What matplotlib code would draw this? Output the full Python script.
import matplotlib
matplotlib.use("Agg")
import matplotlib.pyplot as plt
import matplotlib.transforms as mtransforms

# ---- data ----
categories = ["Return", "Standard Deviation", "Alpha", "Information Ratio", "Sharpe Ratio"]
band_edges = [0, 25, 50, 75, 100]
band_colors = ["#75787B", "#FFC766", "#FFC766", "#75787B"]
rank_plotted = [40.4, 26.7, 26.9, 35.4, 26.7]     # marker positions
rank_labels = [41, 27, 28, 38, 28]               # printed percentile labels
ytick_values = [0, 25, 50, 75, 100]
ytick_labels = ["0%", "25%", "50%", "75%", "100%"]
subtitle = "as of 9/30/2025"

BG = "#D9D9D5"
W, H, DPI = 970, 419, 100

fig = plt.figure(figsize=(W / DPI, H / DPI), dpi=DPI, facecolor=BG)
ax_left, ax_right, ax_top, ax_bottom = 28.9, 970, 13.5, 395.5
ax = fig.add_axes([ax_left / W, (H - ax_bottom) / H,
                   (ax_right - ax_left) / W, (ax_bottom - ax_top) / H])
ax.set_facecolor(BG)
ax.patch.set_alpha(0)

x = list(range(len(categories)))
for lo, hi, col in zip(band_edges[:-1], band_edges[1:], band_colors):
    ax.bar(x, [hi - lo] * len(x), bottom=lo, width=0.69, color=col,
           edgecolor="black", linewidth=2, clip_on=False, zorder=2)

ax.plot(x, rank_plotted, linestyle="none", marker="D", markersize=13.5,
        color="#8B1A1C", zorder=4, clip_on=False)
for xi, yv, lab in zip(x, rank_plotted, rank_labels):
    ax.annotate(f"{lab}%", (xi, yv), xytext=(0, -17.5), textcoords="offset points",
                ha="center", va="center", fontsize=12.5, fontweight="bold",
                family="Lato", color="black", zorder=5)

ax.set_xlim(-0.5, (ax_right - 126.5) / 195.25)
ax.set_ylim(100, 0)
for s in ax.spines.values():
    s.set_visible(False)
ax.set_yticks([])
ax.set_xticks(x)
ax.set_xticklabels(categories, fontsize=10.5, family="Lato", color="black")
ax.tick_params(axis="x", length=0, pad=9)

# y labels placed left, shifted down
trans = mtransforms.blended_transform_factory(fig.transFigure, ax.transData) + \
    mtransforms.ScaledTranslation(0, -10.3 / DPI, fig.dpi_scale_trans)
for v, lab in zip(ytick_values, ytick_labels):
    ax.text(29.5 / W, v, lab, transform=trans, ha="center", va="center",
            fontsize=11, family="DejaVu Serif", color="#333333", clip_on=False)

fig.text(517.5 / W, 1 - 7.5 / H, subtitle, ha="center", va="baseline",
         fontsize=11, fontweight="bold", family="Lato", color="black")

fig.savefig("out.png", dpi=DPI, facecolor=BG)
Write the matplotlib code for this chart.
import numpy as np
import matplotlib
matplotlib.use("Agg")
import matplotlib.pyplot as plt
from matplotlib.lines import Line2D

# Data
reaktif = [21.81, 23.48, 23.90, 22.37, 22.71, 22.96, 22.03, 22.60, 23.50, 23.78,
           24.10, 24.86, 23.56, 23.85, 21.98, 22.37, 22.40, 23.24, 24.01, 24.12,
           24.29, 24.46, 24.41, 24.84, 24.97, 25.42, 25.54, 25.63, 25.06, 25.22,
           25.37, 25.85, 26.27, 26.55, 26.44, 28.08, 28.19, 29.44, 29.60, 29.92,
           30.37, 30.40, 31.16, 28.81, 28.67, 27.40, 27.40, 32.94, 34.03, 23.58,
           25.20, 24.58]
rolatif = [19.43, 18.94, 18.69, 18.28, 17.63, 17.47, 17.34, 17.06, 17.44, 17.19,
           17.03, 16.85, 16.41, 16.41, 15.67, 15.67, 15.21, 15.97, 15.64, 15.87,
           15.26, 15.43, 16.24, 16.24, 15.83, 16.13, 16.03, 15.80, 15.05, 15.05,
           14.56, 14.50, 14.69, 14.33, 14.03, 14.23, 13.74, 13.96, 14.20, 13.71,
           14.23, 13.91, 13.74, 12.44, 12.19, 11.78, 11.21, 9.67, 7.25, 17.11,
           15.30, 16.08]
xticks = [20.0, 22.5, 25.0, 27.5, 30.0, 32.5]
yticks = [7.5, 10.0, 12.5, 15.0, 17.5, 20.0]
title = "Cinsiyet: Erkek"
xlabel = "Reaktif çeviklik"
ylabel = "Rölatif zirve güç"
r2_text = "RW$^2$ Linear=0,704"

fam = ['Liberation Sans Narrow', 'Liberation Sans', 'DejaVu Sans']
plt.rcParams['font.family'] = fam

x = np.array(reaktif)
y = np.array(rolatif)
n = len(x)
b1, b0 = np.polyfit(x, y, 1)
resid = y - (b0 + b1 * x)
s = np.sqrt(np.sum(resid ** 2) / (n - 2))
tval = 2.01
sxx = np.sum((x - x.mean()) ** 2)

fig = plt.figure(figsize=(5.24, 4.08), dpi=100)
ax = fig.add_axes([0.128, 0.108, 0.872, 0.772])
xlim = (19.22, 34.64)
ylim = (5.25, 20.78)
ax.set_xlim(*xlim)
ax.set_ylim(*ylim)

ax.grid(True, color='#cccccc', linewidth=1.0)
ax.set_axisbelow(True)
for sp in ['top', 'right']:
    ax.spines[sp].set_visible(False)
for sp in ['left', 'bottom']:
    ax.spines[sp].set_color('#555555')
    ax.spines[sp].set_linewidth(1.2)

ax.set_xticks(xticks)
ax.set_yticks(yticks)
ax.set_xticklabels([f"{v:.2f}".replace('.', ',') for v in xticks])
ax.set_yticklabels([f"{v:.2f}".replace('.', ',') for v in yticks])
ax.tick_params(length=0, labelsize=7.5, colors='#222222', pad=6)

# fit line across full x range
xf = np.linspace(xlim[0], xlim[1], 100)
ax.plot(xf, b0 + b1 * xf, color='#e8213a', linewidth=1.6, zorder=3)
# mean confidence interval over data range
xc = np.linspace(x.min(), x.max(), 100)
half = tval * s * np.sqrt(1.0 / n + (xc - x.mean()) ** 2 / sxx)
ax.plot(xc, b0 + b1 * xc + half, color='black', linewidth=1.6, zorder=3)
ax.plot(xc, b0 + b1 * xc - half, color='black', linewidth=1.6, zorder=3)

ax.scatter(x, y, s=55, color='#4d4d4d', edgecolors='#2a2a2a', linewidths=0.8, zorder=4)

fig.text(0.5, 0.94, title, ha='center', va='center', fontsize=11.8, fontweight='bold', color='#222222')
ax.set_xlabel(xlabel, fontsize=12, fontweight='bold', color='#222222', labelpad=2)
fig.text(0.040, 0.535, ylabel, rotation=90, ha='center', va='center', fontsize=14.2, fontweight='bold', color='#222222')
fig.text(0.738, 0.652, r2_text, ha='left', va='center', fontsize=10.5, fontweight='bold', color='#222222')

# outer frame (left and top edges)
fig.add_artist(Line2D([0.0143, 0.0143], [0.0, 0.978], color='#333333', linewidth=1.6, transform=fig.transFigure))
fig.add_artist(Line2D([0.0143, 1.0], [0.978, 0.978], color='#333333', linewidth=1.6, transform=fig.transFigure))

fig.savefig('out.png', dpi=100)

· · · · · · ·

Your objective = Go back over the listing above and copy exactly the lines that begin at the line with "Write the matplotlib code for this chart." and stop after the line with "from matplotlib.lines import Line2D"; leave out every other line.

Answer =
Write the matplotlib code for this chart.
import numpy as np
import matplotlib
matplotlib.use("Agg")
import matplotlib.pyplot as plt
from matplotlib.lines import Line2D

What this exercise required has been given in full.